• The task
Output nothing but the lines from the one with "Write a web" through the one with "const fmt = v", including both. Leave the pictures out of the copy.

• Task material
-- START --
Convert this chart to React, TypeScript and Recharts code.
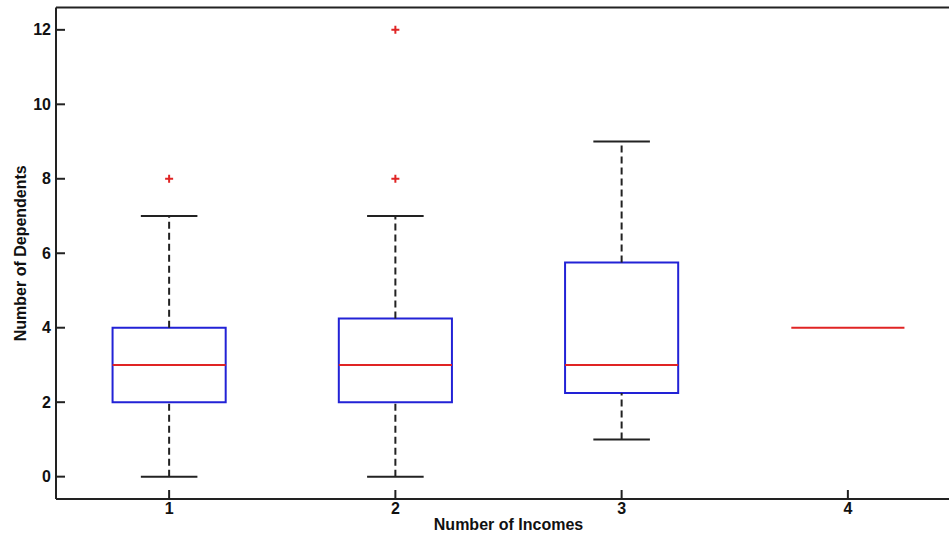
-- END --
-- START --
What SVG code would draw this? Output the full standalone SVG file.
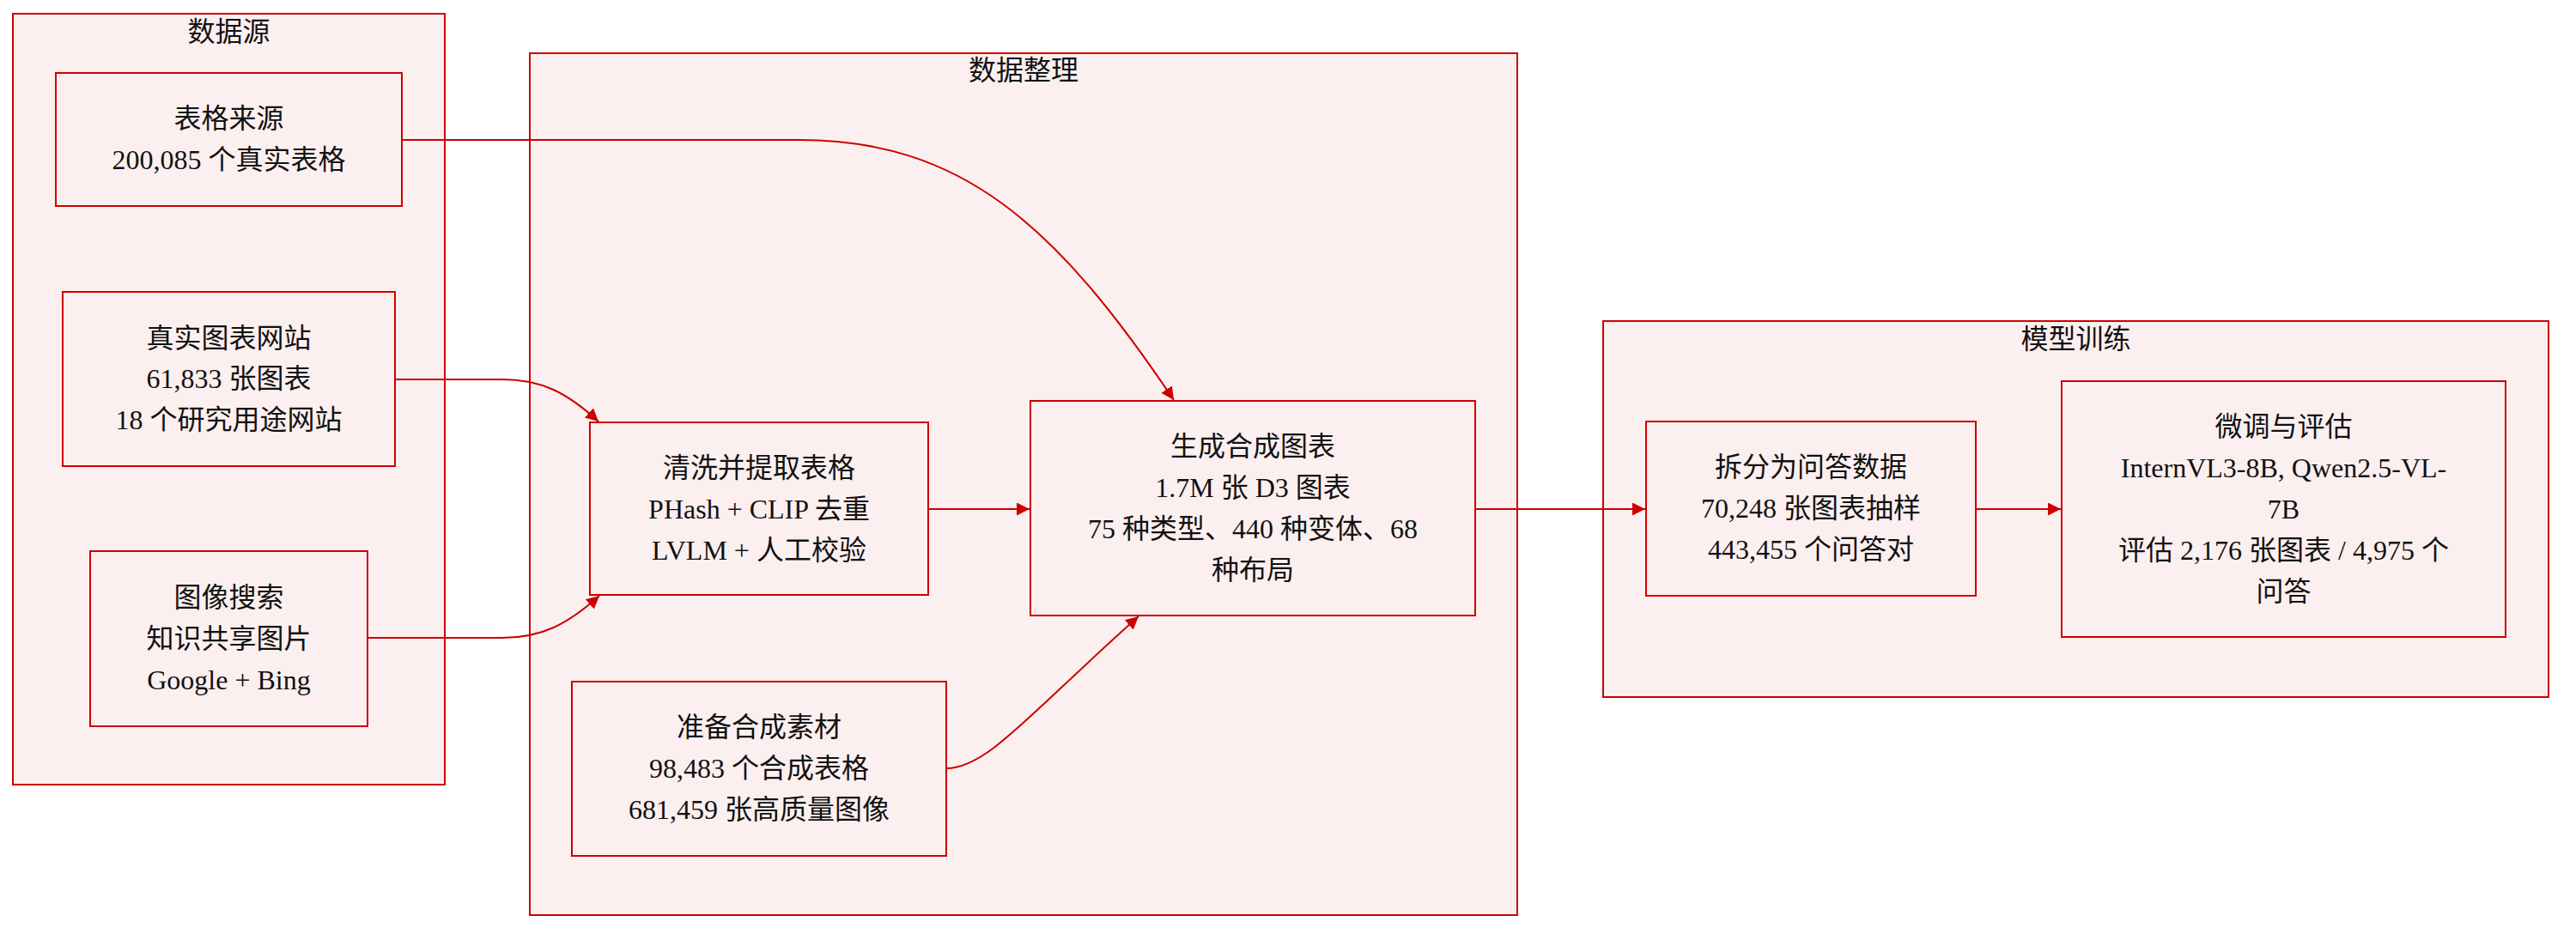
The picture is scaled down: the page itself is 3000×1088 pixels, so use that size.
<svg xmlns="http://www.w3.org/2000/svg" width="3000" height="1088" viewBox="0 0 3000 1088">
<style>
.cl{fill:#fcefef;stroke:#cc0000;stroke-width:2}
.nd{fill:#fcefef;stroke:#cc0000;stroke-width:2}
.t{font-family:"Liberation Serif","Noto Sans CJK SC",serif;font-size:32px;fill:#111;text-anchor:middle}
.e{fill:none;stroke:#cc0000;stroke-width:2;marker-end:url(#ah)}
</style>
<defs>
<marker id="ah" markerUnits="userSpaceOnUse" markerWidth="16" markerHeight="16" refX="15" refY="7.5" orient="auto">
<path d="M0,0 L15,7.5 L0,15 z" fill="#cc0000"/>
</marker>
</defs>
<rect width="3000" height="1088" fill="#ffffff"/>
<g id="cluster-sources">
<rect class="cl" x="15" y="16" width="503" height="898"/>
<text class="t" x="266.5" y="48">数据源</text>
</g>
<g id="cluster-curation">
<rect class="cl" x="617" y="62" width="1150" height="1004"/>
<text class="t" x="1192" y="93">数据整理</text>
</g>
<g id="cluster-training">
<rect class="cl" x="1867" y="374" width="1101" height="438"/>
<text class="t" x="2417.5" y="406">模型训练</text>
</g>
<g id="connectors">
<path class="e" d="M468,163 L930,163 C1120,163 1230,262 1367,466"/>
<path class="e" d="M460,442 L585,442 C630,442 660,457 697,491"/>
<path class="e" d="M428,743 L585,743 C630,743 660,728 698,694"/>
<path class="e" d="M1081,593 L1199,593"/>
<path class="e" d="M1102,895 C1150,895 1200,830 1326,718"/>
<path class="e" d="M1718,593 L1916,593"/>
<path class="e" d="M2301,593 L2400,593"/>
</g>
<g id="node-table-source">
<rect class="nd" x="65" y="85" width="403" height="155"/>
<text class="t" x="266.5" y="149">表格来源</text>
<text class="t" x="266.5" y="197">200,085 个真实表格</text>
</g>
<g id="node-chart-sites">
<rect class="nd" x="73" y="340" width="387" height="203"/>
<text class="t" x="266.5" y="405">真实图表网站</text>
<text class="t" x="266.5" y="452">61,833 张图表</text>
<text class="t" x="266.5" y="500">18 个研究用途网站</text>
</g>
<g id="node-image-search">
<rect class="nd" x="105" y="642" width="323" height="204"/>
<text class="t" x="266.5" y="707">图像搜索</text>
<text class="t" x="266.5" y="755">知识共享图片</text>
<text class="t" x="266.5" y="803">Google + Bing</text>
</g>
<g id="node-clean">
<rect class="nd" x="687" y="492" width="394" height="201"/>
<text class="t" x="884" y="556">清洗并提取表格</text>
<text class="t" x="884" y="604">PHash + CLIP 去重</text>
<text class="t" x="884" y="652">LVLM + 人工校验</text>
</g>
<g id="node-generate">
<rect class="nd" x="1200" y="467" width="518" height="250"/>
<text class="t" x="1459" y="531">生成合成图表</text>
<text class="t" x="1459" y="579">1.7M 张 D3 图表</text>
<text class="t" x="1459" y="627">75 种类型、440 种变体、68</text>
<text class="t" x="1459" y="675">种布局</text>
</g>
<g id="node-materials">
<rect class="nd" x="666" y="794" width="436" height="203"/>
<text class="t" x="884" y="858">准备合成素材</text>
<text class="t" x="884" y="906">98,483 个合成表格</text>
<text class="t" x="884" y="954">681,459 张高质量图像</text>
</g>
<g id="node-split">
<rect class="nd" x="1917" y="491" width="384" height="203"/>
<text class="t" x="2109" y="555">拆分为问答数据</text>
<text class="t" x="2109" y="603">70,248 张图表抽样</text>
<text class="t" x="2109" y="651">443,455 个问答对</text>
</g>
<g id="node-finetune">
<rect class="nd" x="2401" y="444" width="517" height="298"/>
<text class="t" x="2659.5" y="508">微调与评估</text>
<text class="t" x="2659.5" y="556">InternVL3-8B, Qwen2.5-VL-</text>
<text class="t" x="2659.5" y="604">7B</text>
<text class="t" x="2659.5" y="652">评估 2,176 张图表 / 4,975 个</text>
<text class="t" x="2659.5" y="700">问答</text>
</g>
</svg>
-- END --
-- START --
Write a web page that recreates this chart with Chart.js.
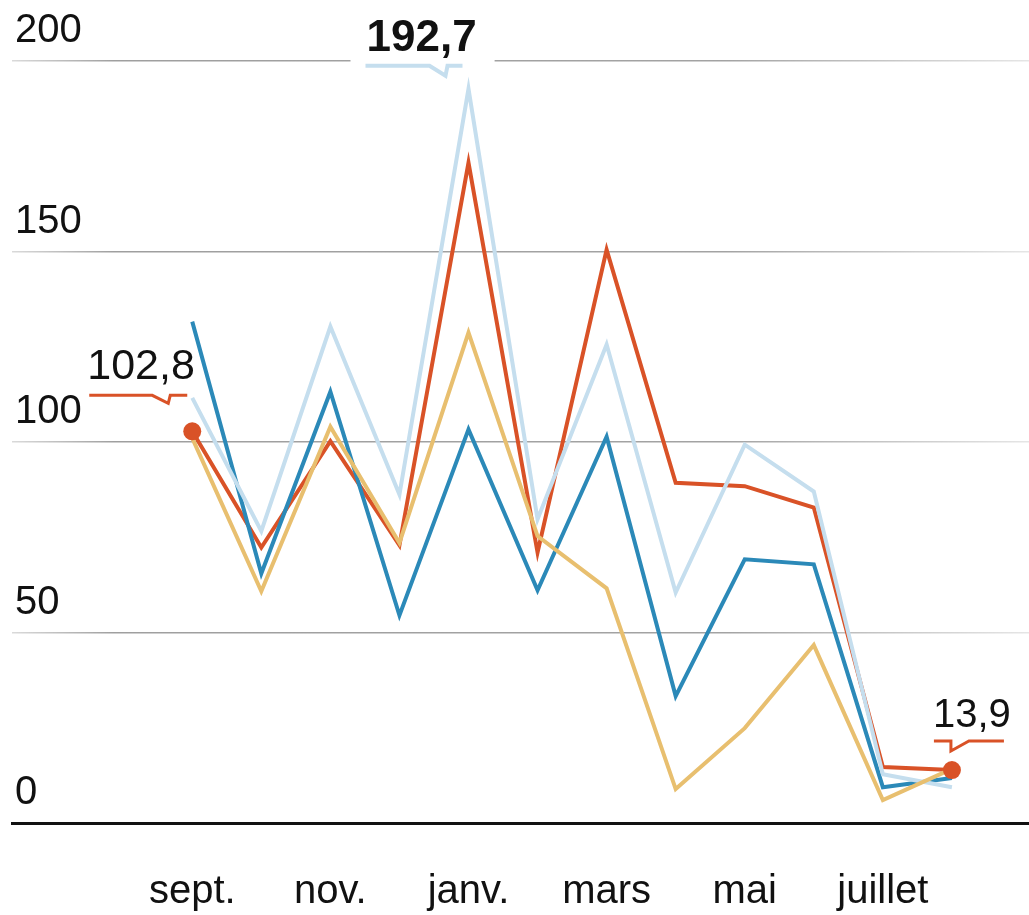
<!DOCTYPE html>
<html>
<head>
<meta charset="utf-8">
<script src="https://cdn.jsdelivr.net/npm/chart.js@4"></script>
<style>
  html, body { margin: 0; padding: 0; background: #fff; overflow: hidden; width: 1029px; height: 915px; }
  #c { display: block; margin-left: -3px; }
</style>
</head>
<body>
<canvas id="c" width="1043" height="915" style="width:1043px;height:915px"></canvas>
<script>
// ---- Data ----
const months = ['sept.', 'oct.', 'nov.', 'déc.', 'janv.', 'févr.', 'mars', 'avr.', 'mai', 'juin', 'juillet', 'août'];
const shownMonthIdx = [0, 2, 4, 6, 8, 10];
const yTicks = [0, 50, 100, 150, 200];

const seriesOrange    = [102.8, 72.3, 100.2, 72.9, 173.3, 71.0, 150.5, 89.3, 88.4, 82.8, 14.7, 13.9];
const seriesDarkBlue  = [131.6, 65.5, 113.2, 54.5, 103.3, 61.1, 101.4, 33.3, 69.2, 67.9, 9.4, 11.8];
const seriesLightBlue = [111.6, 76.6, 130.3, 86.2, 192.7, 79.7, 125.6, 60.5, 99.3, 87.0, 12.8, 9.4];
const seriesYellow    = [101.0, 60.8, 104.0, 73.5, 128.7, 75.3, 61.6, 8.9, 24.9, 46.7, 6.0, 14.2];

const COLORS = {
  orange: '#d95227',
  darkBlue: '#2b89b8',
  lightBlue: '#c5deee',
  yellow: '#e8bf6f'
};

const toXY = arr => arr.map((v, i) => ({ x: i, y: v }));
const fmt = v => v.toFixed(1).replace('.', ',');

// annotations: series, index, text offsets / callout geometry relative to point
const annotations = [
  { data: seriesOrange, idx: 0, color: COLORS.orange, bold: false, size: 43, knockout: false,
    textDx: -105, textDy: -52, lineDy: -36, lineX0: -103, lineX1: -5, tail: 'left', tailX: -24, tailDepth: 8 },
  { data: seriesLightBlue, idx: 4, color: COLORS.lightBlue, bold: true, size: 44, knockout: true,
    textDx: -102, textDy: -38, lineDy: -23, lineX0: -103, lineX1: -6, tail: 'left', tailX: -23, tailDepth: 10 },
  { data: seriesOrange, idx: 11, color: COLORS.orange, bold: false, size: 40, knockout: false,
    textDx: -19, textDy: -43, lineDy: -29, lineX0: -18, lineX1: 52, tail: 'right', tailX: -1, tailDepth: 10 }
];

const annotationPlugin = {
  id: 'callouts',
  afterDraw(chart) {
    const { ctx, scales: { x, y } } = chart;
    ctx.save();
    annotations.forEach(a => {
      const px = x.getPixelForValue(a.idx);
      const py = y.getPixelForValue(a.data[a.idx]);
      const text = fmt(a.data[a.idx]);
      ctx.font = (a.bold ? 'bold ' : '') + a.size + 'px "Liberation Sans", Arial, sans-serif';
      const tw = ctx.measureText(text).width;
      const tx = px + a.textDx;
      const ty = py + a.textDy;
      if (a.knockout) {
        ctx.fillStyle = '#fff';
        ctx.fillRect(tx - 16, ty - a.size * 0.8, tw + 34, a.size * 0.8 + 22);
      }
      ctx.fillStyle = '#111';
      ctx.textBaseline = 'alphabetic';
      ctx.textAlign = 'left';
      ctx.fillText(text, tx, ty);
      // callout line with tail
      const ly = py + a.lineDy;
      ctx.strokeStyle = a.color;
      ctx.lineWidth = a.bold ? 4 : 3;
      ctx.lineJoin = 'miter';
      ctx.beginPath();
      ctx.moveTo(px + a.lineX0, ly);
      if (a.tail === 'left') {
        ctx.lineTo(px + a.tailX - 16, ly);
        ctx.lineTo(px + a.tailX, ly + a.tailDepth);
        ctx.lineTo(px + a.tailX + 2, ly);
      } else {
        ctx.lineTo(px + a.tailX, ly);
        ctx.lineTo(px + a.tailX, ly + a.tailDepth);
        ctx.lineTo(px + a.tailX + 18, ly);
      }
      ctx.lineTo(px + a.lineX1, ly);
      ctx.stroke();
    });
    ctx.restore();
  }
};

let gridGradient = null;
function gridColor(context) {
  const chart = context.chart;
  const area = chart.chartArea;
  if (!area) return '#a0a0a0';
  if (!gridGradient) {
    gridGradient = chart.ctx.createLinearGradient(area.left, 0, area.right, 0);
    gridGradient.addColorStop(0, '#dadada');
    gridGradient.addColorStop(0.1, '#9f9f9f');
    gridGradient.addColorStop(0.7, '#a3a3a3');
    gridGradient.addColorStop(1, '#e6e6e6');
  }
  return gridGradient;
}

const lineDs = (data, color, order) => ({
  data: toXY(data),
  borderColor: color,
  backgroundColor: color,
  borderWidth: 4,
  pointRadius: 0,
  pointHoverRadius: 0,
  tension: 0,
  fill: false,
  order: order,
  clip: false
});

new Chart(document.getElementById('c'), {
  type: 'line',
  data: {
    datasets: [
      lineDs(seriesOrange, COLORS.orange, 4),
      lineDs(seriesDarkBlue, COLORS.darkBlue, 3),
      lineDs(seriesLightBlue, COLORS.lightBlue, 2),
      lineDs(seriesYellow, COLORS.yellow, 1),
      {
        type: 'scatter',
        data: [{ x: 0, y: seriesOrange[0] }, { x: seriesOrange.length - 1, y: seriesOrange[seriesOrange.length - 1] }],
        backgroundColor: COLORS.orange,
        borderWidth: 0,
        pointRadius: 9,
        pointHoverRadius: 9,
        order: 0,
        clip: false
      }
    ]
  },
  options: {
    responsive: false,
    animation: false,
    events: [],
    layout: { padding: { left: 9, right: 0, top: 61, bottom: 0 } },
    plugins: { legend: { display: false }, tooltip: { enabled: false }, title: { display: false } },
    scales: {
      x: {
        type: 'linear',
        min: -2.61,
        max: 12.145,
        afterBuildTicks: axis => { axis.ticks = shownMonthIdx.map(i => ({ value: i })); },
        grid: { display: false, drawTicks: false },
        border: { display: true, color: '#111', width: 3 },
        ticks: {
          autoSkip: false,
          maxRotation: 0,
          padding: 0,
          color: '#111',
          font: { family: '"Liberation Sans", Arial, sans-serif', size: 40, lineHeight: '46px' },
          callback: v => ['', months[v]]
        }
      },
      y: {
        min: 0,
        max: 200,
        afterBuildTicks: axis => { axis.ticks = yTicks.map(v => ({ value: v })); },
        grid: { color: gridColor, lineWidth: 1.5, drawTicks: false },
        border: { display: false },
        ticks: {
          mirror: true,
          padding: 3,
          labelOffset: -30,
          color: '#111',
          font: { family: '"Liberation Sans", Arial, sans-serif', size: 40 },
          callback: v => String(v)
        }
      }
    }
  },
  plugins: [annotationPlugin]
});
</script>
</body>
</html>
-- END --
• Finished task
Write a web page that recreates this chart with Chart.js.
<!DOCTYPE html>
<html>
<head>
<meta charset="utf-8">
<script src="https://cdn.jsdelivr.net/npm/chart.js@4"></script>
<style>
  html, body { margin: 0; padding: 0; background: #fff; overflow: hidden; width: 1029px; height: 915px; }
  #c { display: block; margin-left: -3px; }
</style>
</head>
<body>
<canvas id="c" width="1043" height="915" style="width:1043px;height:915px"></canvas>
<script>
// ---- Data ----
const months = ['sept.', 'oct.', 'nov.', 'déc.', 'janv.', 'févr.', 'mars', 'avr.', 'mai', 'juin', 'juillet', 'août'];
const shownMonthIdx = [0, 2, 4, 6, 8, 10];
const yTicks = [0, 50, 100, 150, 200];

const seriesOrange    = [102.8, 72.3, 100.2, 72.9, 173.3, 71.0, 150.5, 89.3, 88.4, 82.8, 14.7, 13.9];
const seriesDarkBlue  = [131.6, 65.5, 113.2, 54.5, 103.3, 61.1, 101.4, 33.3, 69.2, 67.9, 9.4, 11.8];
const seriesLightBlue = [111.6, 76.6, 130.3, 86.2, 192.7, 79.7, 125.6, 60.5, 99.3, 87.0, 12.8, 9.4];
const seriesYellow    = [101.0, 60.8, 104.0, 73.5, 128.7, 75.3, 61.6, 8.9, 24.9, 46.7, 6.0, 14.2];

const COLORS = {
  orange: '#d95227',
  darkBlue: '#2b89b8',
  lightBlue: '#c5deee',
  yellow: '#e8bf6f'
};

const toXY = arr => arr.map((v, i) => ({ x: i, y: v }));
const fmt = v => v.toFixed(1).replace('.', ',');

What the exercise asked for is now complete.